■ WHAT IS EXPECTED:
Drop every picture and give the entries back exactly.

■ DATASET ENTRIES:

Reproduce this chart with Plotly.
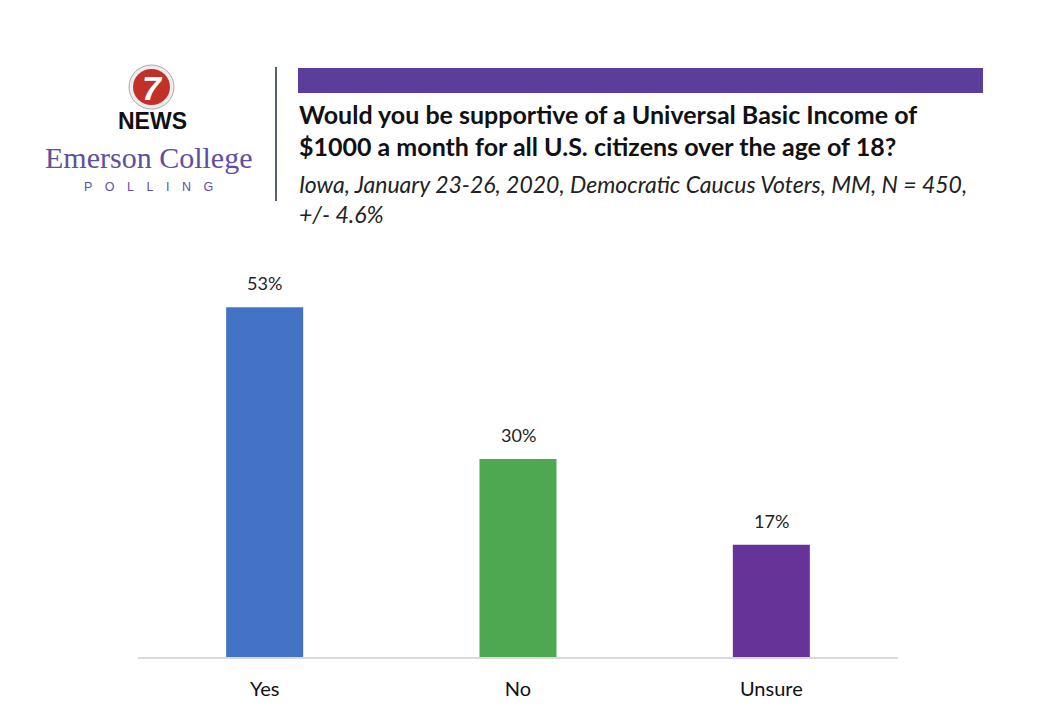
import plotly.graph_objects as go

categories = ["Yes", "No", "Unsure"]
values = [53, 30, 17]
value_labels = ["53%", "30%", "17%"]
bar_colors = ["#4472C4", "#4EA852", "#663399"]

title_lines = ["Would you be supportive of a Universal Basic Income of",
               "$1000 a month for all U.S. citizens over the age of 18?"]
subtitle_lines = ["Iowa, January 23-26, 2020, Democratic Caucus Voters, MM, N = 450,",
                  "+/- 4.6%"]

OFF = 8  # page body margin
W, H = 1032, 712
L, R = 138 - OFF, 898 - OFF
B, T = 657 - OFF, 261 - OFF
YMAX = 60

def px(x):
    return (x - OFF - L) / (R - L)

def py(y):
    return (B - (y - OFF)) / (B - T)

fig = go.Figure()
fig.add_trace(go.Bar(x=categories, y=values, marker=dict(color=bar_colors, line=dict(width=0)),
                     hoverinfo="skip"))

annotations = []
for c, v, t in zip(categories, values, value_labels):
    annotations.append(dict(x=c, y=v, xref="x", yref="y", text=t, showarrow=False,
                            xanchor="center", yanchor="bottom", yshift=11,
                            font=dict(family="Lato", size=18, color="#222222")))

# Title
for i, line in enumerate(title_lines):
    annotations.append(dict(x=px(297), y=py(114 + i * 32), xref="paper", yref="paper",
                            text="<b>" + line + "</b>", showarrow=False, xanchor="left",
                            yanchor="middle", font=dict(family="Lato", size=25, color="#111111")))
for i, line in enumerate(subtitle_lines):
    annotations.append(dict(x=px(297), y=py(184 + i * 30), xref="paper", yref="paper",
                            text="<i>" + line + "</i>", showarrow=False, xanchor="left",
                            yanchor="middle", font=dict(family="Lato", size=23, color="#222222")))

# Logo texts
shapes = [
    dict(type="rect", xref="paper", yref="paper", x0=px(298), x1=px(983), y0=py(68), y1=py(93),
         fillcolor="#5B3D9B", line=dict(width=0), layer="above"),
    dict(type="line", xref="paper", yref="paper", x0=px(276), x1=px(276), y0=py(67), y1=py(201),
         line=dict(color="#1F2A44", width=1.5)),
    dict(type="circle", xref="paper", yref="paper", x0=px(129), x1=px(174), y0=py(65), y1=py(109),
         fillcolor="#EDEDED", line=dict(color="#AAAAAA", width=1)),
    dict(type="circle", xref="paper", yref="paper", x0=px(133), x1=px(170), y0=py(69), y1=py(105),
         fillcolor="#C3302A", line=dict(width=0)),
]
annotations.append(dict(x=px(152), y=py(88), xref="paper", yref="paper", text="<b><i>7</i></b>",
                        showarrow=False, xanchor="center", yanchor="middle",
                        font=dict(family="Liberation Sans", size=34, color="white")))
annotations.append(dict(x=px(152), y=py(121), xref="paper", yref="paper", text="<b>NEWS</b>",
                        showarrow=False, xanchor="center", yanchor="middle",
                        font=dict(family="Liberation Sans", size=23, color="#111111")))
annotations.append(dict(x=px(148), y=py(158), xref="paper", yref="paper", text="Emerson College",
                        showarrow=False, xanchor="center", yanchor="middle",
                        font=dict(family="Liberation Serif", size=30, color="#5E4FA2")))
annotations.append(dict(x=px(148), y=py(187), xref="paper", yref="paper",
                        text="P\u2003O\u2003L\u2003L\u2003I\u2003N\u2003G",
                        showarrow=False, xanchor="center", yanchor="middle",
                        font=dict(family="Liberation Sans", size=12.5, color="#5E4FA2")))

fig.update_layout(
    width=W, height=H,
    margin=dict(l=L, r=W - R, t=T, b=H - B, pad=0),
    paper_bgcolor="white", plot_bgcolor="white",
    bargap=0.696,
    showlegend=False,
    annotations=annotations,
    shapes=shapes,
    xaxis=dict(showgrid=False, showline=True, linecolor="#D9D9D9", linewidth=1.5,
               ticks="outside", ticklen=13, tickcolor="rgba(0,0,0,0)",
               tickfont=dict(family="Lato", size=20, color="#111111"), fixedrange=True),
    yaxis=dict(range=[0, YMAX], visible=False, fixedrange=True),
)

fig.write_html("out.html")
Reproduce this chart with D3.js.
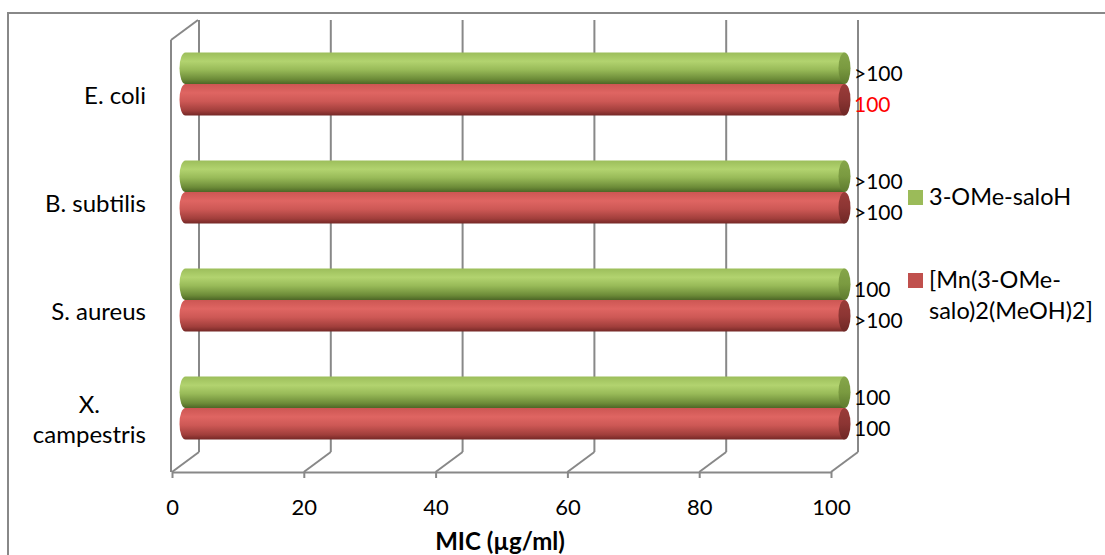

■ TASK SOLUTION:
Reproduce this chart with Plotly.
import plotly.graph_objects as go

categories = ["Yes", "No", "Unsure"]
values = [53, 30, 17]
value_labels = ["53%", "30%", "17%"]
bar_colors = ["#4472C4", "#4EA852", "#663399"]

title_lines = ["Would you be supportive of a Universal Basic Income of",
               "$1000 a month for all U.S. citizens over the age of 18?"]
subtitle_lines = ["Iowa, January 23-26, 2020, Democratic Caucus Voters, MM, N = 450,",
                  "+/- 4.6%"]

OFF = 8  # page body margin
W, H = 1032, 712
L, R = 138 - OFF, 898 - OFF
B, T = 657 - OFF, 261 - OFF
YMAX = 60

def px(x):
    return (x - OFF - L) / (R - L)

def py(y):
    return (B - (y - OFF)) / (B - T)

fig = go.Figure()
fig.add_trace(go.Bar(x=categories, y=values, marker=dict(color=bar_colors, line=dict(width=0)),
                     hoverinfo="skip"))

annotations = []
for c, v, t in zip(categories, values, value_labels):
    annotations.append(dict(x=c, y=v, xref="x", yref="y", text=t, showarrow=False,
                            xanchor="center", yanchor="bottom", yshift=11,
                            font=dict(family="Lato", size=18, color="#222222")))

# Title
for i, line in enumerate(title_lines):
    annotations.append(dict(x=px(297), y=py(114 + i * 32), xref="paper", yref="paper",
                            text="<b>" + line + "</b>", showarrow=False, xanchor="left",
                            yanchor="middle", font=dict(family="Lato", size=25, color="#111111")))
for i, line in enumerate(subtitle_lines):
    annotations.append(dict(x=px(297), y=py(184 + i * 30), xref="paper", yref="paper",
                            text="<i>" + line + "</i>", showarrow=False, xanchor="left",
                            yanchor="middle", font=dict(family="Lato", size=23, color="#222222")))

# Logo texts
shapes = [
    dict(type="rect", xref="paper", yref="paper", x0=px(298), x1=px(983), y0=py(68), y1=py(93),
         fillcolor="#5B3D9B", line=dict(width=0), layer="above"),
    dict(type="line", xref="paper", yref="paper", x0=px(276), x1=px(276), y0=py(67), y1=py(201),
         line=dict(color="#1F2A44", width=1.5)),
    dict(type="circle", xref="paper", yref="paper", x0=px(129), x1=px(174), y0=py(65), y1=py(109),
         fillcolor="#EDEDED", line=dict(color="#AAAAAA", width=1)),
    dict(type="circle", xref="paper", yref="paper", x0=px(133), x1=px(170), y0=py(69), y1=py(105),
         fillcolor="#C3302A", line=dict(width=0)),
]
annotations.append(dict(x=px(152), y=py(88), xref="paper", yref="paper", text="<b><i>7</i></b>",
                        showarrow=False, xanchor="center", yanchor="middle",
                        font=dict(family="Liberation Sans", size=34, color="white")))
annotations.append(dict(x=px(152), y=py(121), xref="paper", yref="paper", text="<b>NEWS</b>",
                        showarrow=False, xanchor="center", yanchor="middle",
                        font=dict(family="Liberation Sans", size=23, color="#111111")))
annotations.append(dict(x=px(148), y=py(158), xref="paper", yref="paper", text="Emerson College",
                        showarrow=False, xanchor="center", yanchor="middle",
                        font=dict(family="Liberation Serif", size=30, color="#5E4FA2")))
annotations.append(dict(x=px(148), y=py(187), xref="paper", yref="paper",
                        text="P\u2003O\u2003L\u2003L\u2003I\u2003N\u2003G",
                        showarrow=False, xanchor="center", yanchor="middle",
                        font=dict(family="Liberation Sans", size=12.5, color="#5E4FA2")))

fig.update_layout(
    width=W, height=H,
    margin=dict(l=L, r=W - R, t=T, b=H - B, pad=0),
    paper_bgcolor="white", plot_bgcolor="white",
    bargap=0.696,
    showlegend=False,
    annotations=annotations,
    shapes=shapes,
    xaxis=dict(showgrid=False, showline=True, linecolor="#D9D9D9", linewidth=1.5,
               ticks="outside", ticklen=13, tickcolor="rgba(0,0,0,0)",
               tickfont=dict(family="Lato", size=20, color="#111111"), fixedrange=True),
    yaxis=dict(range=[0, YMAX], visible=False, fixedrange=True),
)

fig.write_html("out.html")
Reproduce this chart with D3.js.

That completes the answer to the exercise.